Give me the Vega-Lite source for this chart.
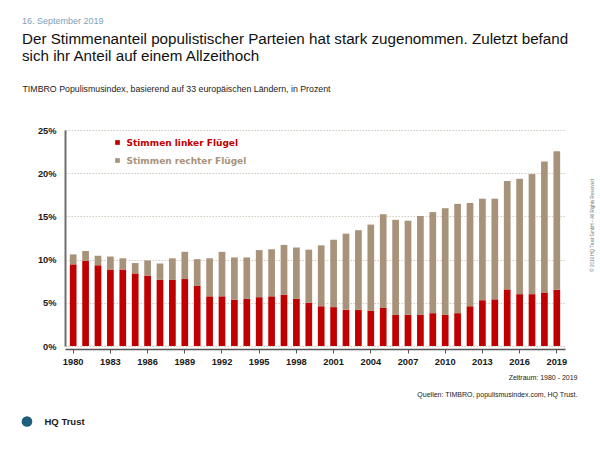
{
  "$schema": "https://vega.github.io/schema/vega-lite/v6.json",
  "width": 500,
  "height": 216,
  "autosize": {"type": "none"},
  "padding": {"left": 65, "top": 130, "right": 35, "bottom": 104},
  "background": "white",
  "config": {"view": {"stroke": null}, "font": "Liberation Sans"},
  "title": {
    "text": "16. September 2019",
    "subtitle": ["Der Stimmenanteil populistischer Parteien hat stark zugenommen. Zuletzt befand", "sich ihr Anteil auf einem Allzeithoch"],
    "anchor": "start",
    "frame": "group",
    "dx": -43,
    "offset": 20,
    "font": "Liberation Sans",
    "fontSize": 9,
    "fontWeight": "normal",
    "color": "#7FA0B8",
    "subtitleFont": "Liberation Sans",
    "subtitleFontSize": 15.2,
    "subtitleColor": "#111111",
    "subtitleLineHeight": 16.5,
    "subtitlePadding": 6
  },
  "layer": [
    {
      "data": {"values": [
        {"Jahr":1980,"Gruppe":"Stimmen linker Flügel","Anteil":9.45},{"Jahr":1980,"Gruppe":"Stimmen rechter Flügel","Anteil":1.15},
        {"Jahr":1981,"Gruppe":"Stimmen linker Flügel","Anteil":9.85},{"Jahr":1981,"Gruppe":"Stimmen rechter Flügel","Anteil":1.15},
        {"Jahr":1982,"Gruppe":"Stimmen linker Flügel","Anteil":9.35},{"Jahr":1982,"Gruppe":"Stimmen rechter Flügel","Anteil":1.1},
        {"Jahr":1983,"Gruppe":"Stimmen linker Flügel","Anteil":8.85},{"Jahr":1983,"Gruppe":"Stimmen rechter Flügel","Anteil":1.5},
        {"Jahr":1984,"Gruppe":"Stimmen linker Flügel","Anteil":8.85},{"Jahr":1984,"Gruppe":"Stimmen rechter Flügel","Anteil":1.3},
        {"Jahr":1985,"Gruppe":"Stimmen linker Flügel","Anteil":8.4},{"Jahr":1985,"Gruppe":"Stimmen rechter Flügel","Anteil":1.2},
        {"Jahr":1986,"Gruppe":"Stimmen linker Flügel","Anteil":8.15},{"Jahr":1986,"Gruppe":"Stimmen rechter Flügel","Anteil":1.75},
        {"Jahr":1987,"Gruppe":"Stimmen linker Flügel","Anteil":7.65},{"Jahr":1987,"Gruppe":"Stimmen rechter Flügel","Anteil":1.9},
        {"Jahr":1988,"Gruppe":"Stimmen linker Flügel","Anteil":7.65},{"Jahr":1988,"Gruppe":"Stimmen rechter Flügel","Anteil":2.5},
        {"Jahr":1989,"Gruppe":"Stimmen linker Flügel","Anteil":7.75},{"Jahr":1989,"Gruppe":"Stimmen rechter Flügel","Anteil":3.15},
        {"Jahr":1990,"Gruppe":"Stimmen linker Flügel","Anteil":6.95},{"Jahr":1990,"Gruppe":"Stimmen rechter Flügel","Anteil":3.1},
        {"Jahr":1991,"Gruppe":"Stimmen linker Flügel","Anteil":5.75},{"Jahr":1991,"Gruppe":"Stimmen rechter Flügel","Anteil":4.4},
        {"Jahr":1992,"Gruppe":"Stimmen linker Flügel","Anteil":5.75},{"Jahr":1992,"Gruppe":"Stimmen rechter Flügel","Anteil":5.15},
        {"Jahr":1993,"Gruppe":"Stimmen linker Flügel","Anteil":5.35},{"Jahr":1993,"Gruppe":"Stimmen rechter Flügel","Anteil":4.9},
        {"Jahr":1994,"Gruppe":"Stimmen linker Flügel","Anteil":5.45},{"Jahr":1994,"Gruppe":"Stimmen rechter Flügel","Anteil":4.8},
        {"Jahr":1995,"Gruppe":"Stimmen linker Flügel","Anteil":5.65},{"Jahr":1995,"Gruppe":"Stimmen rechter Flügel","Anteil":5.45},
        {"Jahr":1996,"Gruppe":"Stimmen linker Flügel","Anteil":5.75},{"Jahr":1996,"Gruppe":"Stimmen rechter Flügel","Anteil":5.45},
        {"Jahr":1997,"Gruppe":"Stimmen linker Flügel","Anteil":5.95},{"Jahr":1997,"Gruppe":"Stimmen rechter Flügel","Anteil":5.75},
        {"Jahr":1998,"Gruppe":"Stimmen linker Flügel","Anteil":5.45},{"Jahr":1998,"Gruppe":"Stimmen rechter Flügel","Anteil":5.95},
        {"Jahr":1999,"Gruppe":"Stimmen linker Flügel","Anteil":5.0},{"Jahr":1999,"Gruppe":"Stimmen rechter Flügel","Anteil":6.15},
        {"Jahr":2000,"Gruppe":"Stimmen linker Flügel","Anteil":4.6},{"Jahr":2000,"Gruppe":"Stimmen rechter Flügel","Anteil":7.05},
        {"Jahr":2001,"Gruppe":"Stimmen linker Flügel","Anteil":4.5},{"Jahr":2001,"Gruppe":"Stimmen rechter Flügel","Anteil":7.8},
        {"Jahr":2002,"Gruppe":"Stimmen linker Flügel","Anteil":4.2},{"Jahr":2002,"Gruppe":"Stimmen rechter Flügel","Anteil":8.8},
        {"Jahr":2003,"Gruppe":"Stimmen linker Flügel","Anteil":4.2},{"Jahr":2003,"Gruppe":"Stimmen rechter Flügel","Anteil":9.2},
        {"Jahr":2004,"Gruppe":"Stimmen linker Flügel","Anteil":4.1},{"Jahr":2004,"Gruppe":"Stimmen rechter Flügel","Anteil":9.95},
        {"Jahr":2005,"Gruppe":"Stimmen linker Flügel","Anteil":4.4},{"Jahr":2005,"Gruppe":"Stimmen rechter Flügel","Anteil":10.85},
        {"Jahr":2006,"Gruppe":"Stimmen linker Flügel","Anteil":3.6},{"Jahr":2006,"Gruppe":"Stimmen rechter Flügel","Anteil":11.0},
        {"Jahr":2007,"Gruppe":"Stimmen linker Flügel","Anteil":3.6},{"Jahr":2007,"Gruppe":"Stimmen rechter Flügel","Anteil":10.9},
        {"Jahr":2008,"Gruppe":"Stimmen linker Flügel","Anteil":3.6},{"Jahr":2008,"Gruppe":"Stimmen rechter Flügel","Anteil":11.45},
        {"Jahr":2009,"Gruppe":"Stimmen linker Flügel","Anteil":3.8},{"Jahr":2009,"Gruppe":"Stimmen rechter Flügel","Anteil":11.7},
        {"Jahr":2010,"Gruppe":"Stimmen linker Flügel","Anteil":3.6},{"Jahr":2010,"Gruppe":"Stimmen rechter Flügel","Anteil":12.35},
        {"Jahr":2011,"Gruppe":"Stimmen linker Flügel","Anteil":3.8},{"Jahr":2011,"Gruppe":"Stimmen rechter Flügel","Anteil":12.65},
        {"Jahr":2012,"Gruppe":"Stimmen linker Flügel","Anteil":4.6},{"Jahr":2012,"Gruppe":"Stimmen rechter Flügel","Anteil":11.95},
        {"Jahr":2013,"Gruppe":"Stimmen linker Flügel","Anteil":5.3},{"Jahr":2013,"Gruppe":"Stimmen rechter Flügel","Anteil":11.75},
        {"Jahr":2014,"Gruppe":"Stimmen linker Flügel","Anteil":5.4},{"Jahr":2014,"Gruppe":"Stimmen rechter Flügel","Anteil":11.65},
        {"Jahr":2015,"Gruppe":"Stimmen linker Flügel","Anteil":6.55},{"Jahr":2015,"Gruppe":"Stimmen rechter Flügel","Anteil":12.55},
        {"Jahr":2016,"Gruppe":"Stimmen linker Flügel","Anteil":6.0},{"Jahr":2016,"Gruppe":"Stimmen rechter Flügel","Anteil":13.35},
        {"Jahr":2017,"Gruppe":"Stimmen linker Flügel","Anteil":6.0},{"Jahr":2017,"Gruppe":"Stimmen rechter Flügel","Anteil":13.9},
        {"Jahr":2018,"Gruppe":"Stimmen linker Flügel","Anteil":6.2},{"Jahr":2018,"Gruppe":"Stimmen rechter Flügel","Anteil":15.15},
        {"Jahr":2019,"Gruppe":"Stimmen linker Flügel","Anteil":6.5},{"Jahr":2019,"Gruppe":"Stimmen rechter Flügel","Anteil":16.05}
      ]},
      "mark": {"type": "bar"},
      "encoding": {
        "x": {
          "field": "Jahr", "type": "ordinal",
          "scale": {"paddingInner": 0.46, "paddingOuter": 0.39},
          "axis": {
            "values": [1980, 1983, 1986, 1989, 1992, 1995, 1998, 2001, 2004, 2007, 2010, 2013, 2016, 2019],
            "labelAngle": 0,
            "offset": 3,
            "domainColor": "#555555",
            "domainWidth": 1.5,
            "tickColor": "#555555",
            "tickSize": 4,
            "labelPadding": 4,
            "labelFont": "Liberation Sans",
            "labelFontWeight": "bold",
            "labelFontSize": 9.3,
            "labelColor": "#1a1a1a",
            "title": ["Zeitraum: 1980 - 2019", "Quellen:  TIMBRO, populismusindex.com,  HQ Trust."],
            "titleX": 512,
            "titleY": 30,
            "titleAlign": "right",
            "titleAnchor": null,
            "titleBaseline": "alphabetic",
            "titleLineHeight": 17,
            "titleFont": "Liberation Sans",
            "titleFontSize": 7,
            "titleFontWeight": "normal",
            "titleColor": "#222222"
          }
        },
        "y": {
          "field": "Anteil", "type": "quantitative", "stack": "zero",
          "scale": {"domain": [0, 25], "nice": false},
          "axis": {
            "values": [0, 5, 10, 15, 20, 25],
            "labelExpr": "datum.value + '%'",
            "ticks": false,
            "domainColor": "#6E6E6E",
            "domainWidth": 2,
            "grid": true,
            "gridColor": "#D2CABC",
            "gridDash": [1.5, 1.5],
            "gridWidth": 1,
            "labelPadding": 9,
            "labelFont": "Liberation Sans",
            "labelFontWeight": "bold",
            "labelFontSize": 9.3,
            "labelColor": "#1a1a1a",
            "title": "TIMBRO Populismusindex, basierend auf 33 europäischen Ländern, in Prozent",
            "titleAngle": 0,
            "titleAlign": "left",
            "titleBaseline": "alphabetic",
            "titleX": -43,
            "titleY": -39,
            "titleFont": "Liberation Sans",
            "titleFontSize": 8.8,
            "titleFontWeight": "normal",
            "titleColor": "#222222"
          }
        },
        "color": {
          "field": "Gruppe", "type": "nominal",
          "scale": {"domain": ["Stimmen linker Flügel", "Stimmen rechter Flügel"], "range": ["#C00000", "#A89279"]},
          "legend": {
            "orient": "none",
            "legendX": 48,
            "legendY": 8,
            "title": null,
            "padding": 0,
            "symbolType": "square",
            "symbolSize": 22,
            "symbolStrokeWidth": 0,
            "labelOffset": 4.5,
            "rowPadding": 8,
            "labelFont": "DejaVu Sans",
            "labelFontWeight": "bold",
            "labelFontSize": 9,
            "encode": {"labels": {"update": {"fill": {"signal": "indexof(datum.label, 'linker') >= 0 ? '#C00000' : '#A89279'"}}}}
          }
        },
        "order": {"field": "Gruppe", "sort": "ascending"}
      }
    },
    {
      "data": {"values": [{"Marke": "HQ Trust"}]},
      "mark": {"type": "point", "opacity": 0, "filled": true, "color": "#1E5E7A"},
      "encoding": {
        "y": {
          "datum": 0, "type": "quantitative",
          "axis": {
            "orient": "right",
            "domain": false, "ticks": false, "labels": false, "grid": false,
            "title": "© 2019 HQ Trust GmbH – All Rights Reserved",
            "titleAngle": 270,
            "titleX": 27,
            "titleY": 95,
            "titleAlign": "center",
            "titleBaseline": "middle",
            "titleFont": "Liberation Sans",
            "titleFontSize": 4.5,
            "titleFontWeight": "normal",
            "titleColor": "#777777"
          }
        },
        "shape": {
          "field": "Marke", "type": "nominal",
          "scale": {"range": ["circle"]},
          "legend": {
            "orient": "none",
            "legendX": -43.5,
            "legendY": 286,
            "title": null,
            "padding": 0,
            "symbolSize": 113,
            "symbolFillColor": "#1E5E7A",
            "symbolStrokeWidth": 0,
            "symbolOpacity": 1,
            "labelOffset": 12,
            "labelFont": "Liberation Sans",
            "labelFontSize": 9.5,
            "labelFontWeight": "bold",
            "labelColor": "#1a1a1a"
          }
        }
      }
    }
  ],
  "resolve": {"axis": {"y": "independent"}}
}
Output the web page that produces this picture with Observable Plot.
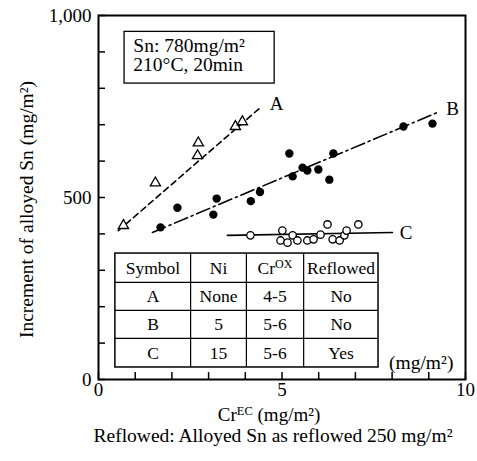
<!DOCTYPE html>
<html>
<head>
<meta charset="utf-8">
<script src="https://cdn.jsdelivr.net/npm/d3@7"></script>
<script src="https://cdn.jsdelivr.net/npm/@observablehq/plot@0.6"></script>
<style>
  html, body { margin: 0; padding: 0; background: #fff; }
  #chart svg { display: block; }
</style>
</head>
<body>
<div id="chart"></div>
<script>
// ---- Data ----
// A: open triangles (Ni none, CrOX 4-5, not reflowed)
const aX = [0.68, 1.55, 2.70, 2.72, 3.73, 3.92];
const aY = [423, 540, 615, 650, 695, 708];
// B: filled circles (Ni 5, CrOX 5-6, not reflowed)
const bX = [1.69, 2.15, 3.13, 3.22, 4.15, 4.40, 5.20, 5.29, 5.56, 5.69, 5.99, 6.29, 6.40, 8.31, 9.10];
const bY = [418, 472, 453, 497, 490, 515, 621, 558, 582, 574, 577, 549, 621, 695, 703];
// C: open circles (Ni 15, CrOX 5-6, reflowed)
const cX = [4.14, 4.96, 5.01, 5.15, 5.29, 5.42, 5.69, 5.86, 6.05, 6.24, 6.38, 6.57, 6.70, 6.76, 7.08];
const cY = [396, 382, 409, 376, 396, 382, 382, 385, 398, 426, 385, 382, 396, 409, 426];
// trend lines (end points)
const lineAX = [0.54, 4.41], lineAY = [409, 747];
const lineBX = [1.47, 9.29], lineBY = [404, 736];
const lineCX = [3.51, 8.01], lineCY = [396, 404];
// series labels
const seriesNames = ["A", "B", "C"];
const seriesLabelX = [4.85, 9.65, 8.38];
const seriesLabelY = [758, 744, 404];
// axes ticks
const xMinorTicks = [0, 1, 2, 3, 4, 5, 6, 7, 8, 9, 10];
const xLabelTicks = [0, 5, 10];
const yMinorTicks = [0, 100, 200, 300, 400, 500, 600, 700, 800, 900, 1000];
const yLabelTicks = [0, 500, 1000];
// condition box
const conditionLines = ["Sn: 780mg/m²", "210°C, 20min"];
// table
const tableHeader = ["Symbol", "Ni", "CrOX", "Reflowed"];
const tableRows = [
  ["A", "None", "4-5", "No"],
  ["B", "5", "5-6", "No"],
  ["C", "15", "5-6", "Yes"]
];

// ---- Layout helpers (data units) ----
const colEdges = [0.46, 2.51, 4.03, 5.59, 7.63];
const rowEdges = [346, 267, 190, 113, 33];
const boxX = [0.71, 4.80], boxY = [955, 813];
const condLineY = [918, 865];

const toPts = (xs, ys) => xs.map((x, i) => ({x, y: ys[i]}));
const ptsA = toPts(aX, aY), ptsB = toPts(bX, bY), ptsC = toPts(cX, cY);
const lnA = toPts(lineAX, lineAY), lnB = toPts(lineBX, lineBY), lnC = toPts(lineCX, lineCY);

const cells = [];
[tableHeader, ...tableRows].forEach((row, r) => row.forEach((t, c) => cells.push({
  t, x: (colEdges[c] + colEdges[c + 1]) / 2, y: (rowEdges[r] + rowEdges[r + 1]) / 2
})));

const F = 17;
const chart = Plot.plot({
  width: 477,
  height: 461,
  marginLeft: 98,
  marginRight: 12,
  marginTop: 15,
  marginBottom: 82,
  style: {fontFamily: "Liberation Serif, Times New Roman, serif", fontSize: F + "px", background: "#fff", color: "#000"},
  x: {domain: [0, 10]},
  y: {domain: [0, 1000]},
  marks: [
    // inward ticks
    Plot.ruleX(xMinorTicks, {x: d => d, y1: 0, y2: 19, stroke: "#000", strokeWidth: 1.5}),
    Plot.ruleY(yMinorTicks, {y: d => d, x1: 0, x2: 0.19, stroke: "#000", strokeWidth: 1.5}),
    Plot.axisX(xLabelTicks, {tickSize: 0, tickPadding: 3, label: null, fontSize: 19}),
    Plot.axisY(yLabelTicks, {tickSize: 0, tickPadding: 7, label: null, fontSize: 19, tickFormat: d3.format(",")}),
    // trend lines
    Plot.line(lnA, {x: "x", y: "y", stroke: "#000", strokeWidth: 1.6, strokeDasharray: "6,4"}),
    Plot.line(lnB, {x: "x", y: "y", stroke: "#000", strokeWidth: 1.6, strokeDasharray: "14,4,2,4"}),
    Plot.line(lnC, {x: "x", y: "y", stroke: "#000", strokeWidth: 1.6}),
    // points
    Plot.dot(ptsA, {x: "x", y: "y", symbol: "triangle", r: 3.8, stroke: "#000", strokeWidth: 1.3, fill: "#fff"}),
    Plot.dot(ptsB, {x: "x", y: "y", r: 4.2, fill: "#000", stroke: "none"}),
    Plot.dot(ptsC, {x: "x", y: "y", r: 3.7, stroke: "#000", strokeWidth: 1.3, fill: "#fff"}),
    // series labels
    Plot.text(seriesNames, {x: (d, i) => seriesLabelX[i], y: (d, i) => seriesLabelY[i], text: d => d, fontSize: 19, textAnchor: "middle"}),
    // condition box
    Plot.rect([0], {x1: boxX[0], x2: boxX[1], y1: boxY[1], y2: boxY[0], fill: "#fff", stroke: "#000", strokeWidth: 1.3}),
    Plot.text(conditionLines, {x: 0.95, y: (d, i) => condLineY[i], text: d => d, textAnchor: "start", fontSize: 19.5}),
    // table
    Plot.rect([0], {x1: colEdges[0], x2: colEdges[4], y1: rowEdges[4], y2: rowEdges[0], fill: "#fff", stroke: "#000", strokeWidth: 1.5}),
    Plot.ruleX(colEdges.slice(1, 4), {x: d => d, y1: rowEdges[4], y2: rowEdges[0], stroke: "#000", strokeWidth: 1.2}),
    Plot.ruleY(rowEdges.slice(1, 4), {y: d => d, x1: colEdges[0], x2: colEdges[4], stroke: "#000", strokeWidth: 1.2}),
    Plot.text(cells, {x: "x", y: "y", text: "t", fontSize: 17.5, textAnchor: "middle"}),
    // unit note
    Plot.text(["(mg/m²)"], {x: 9.67, y: 47, text: d => d, textAnchor: "end", fontSize: 19.5}),
    // axis titles and caption
    Plot.text(["CrEC (mg/m²)"], {frameAnchor: "bottom", dx: -13, dy: 41, text: d => d, fontSize: 19}),
    Plot.text(["Reflowed: Alloyed Sn as reflowed 250 mg/m²"], {frameAnchor: "bottom", dx: -9, dy: 62, text: d => d, fontSize: 19.5}),
    Plot.text(["Increment of alloyed Sn (mg/m²)"], {frameAnchor: "left", dx: -72, dy: 12, rotate: -90, textAnchor: "middle", text: d => d, fontSize: 19.5}),
    Plot.frame({stroke: "#000", strokeWidth: 2})
  ]
});

// superscripts
d3.select(chart).selectAll("text").each(function() {
  const el = d3.select(this);
  const t = this.textContent;
  if (t === "CrOX") {
    el.text("Cr");
    el.append("tspan").attr("dy", "-6").attr("font-size", "12px").text("OX");
  } else if (t === "CrEC (mg/m²)") {
    el.text("Cr");
    el.append("tspan").attr("dy", "-6").attr("font-size", "12.5px").text("EC");
    el.append("tspan").attr("dy", "6").text(" (mg/m²)");
  }
});

document.getElementById("chart").appendChild(chart);
</script>
</body>
</html>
---------------
Objective — Wherever the string "chart" appears in the entries above, list that line.

Reply to the exercise —
Give me the Vega-Lite source for this chart.
  #chart svg { display: block; }
<div id="chart"></div>
const chart = Plot.plot({
d3.select(chart).selectAll("text").each(function() {
document.getElementById("chart").appendChild(chart);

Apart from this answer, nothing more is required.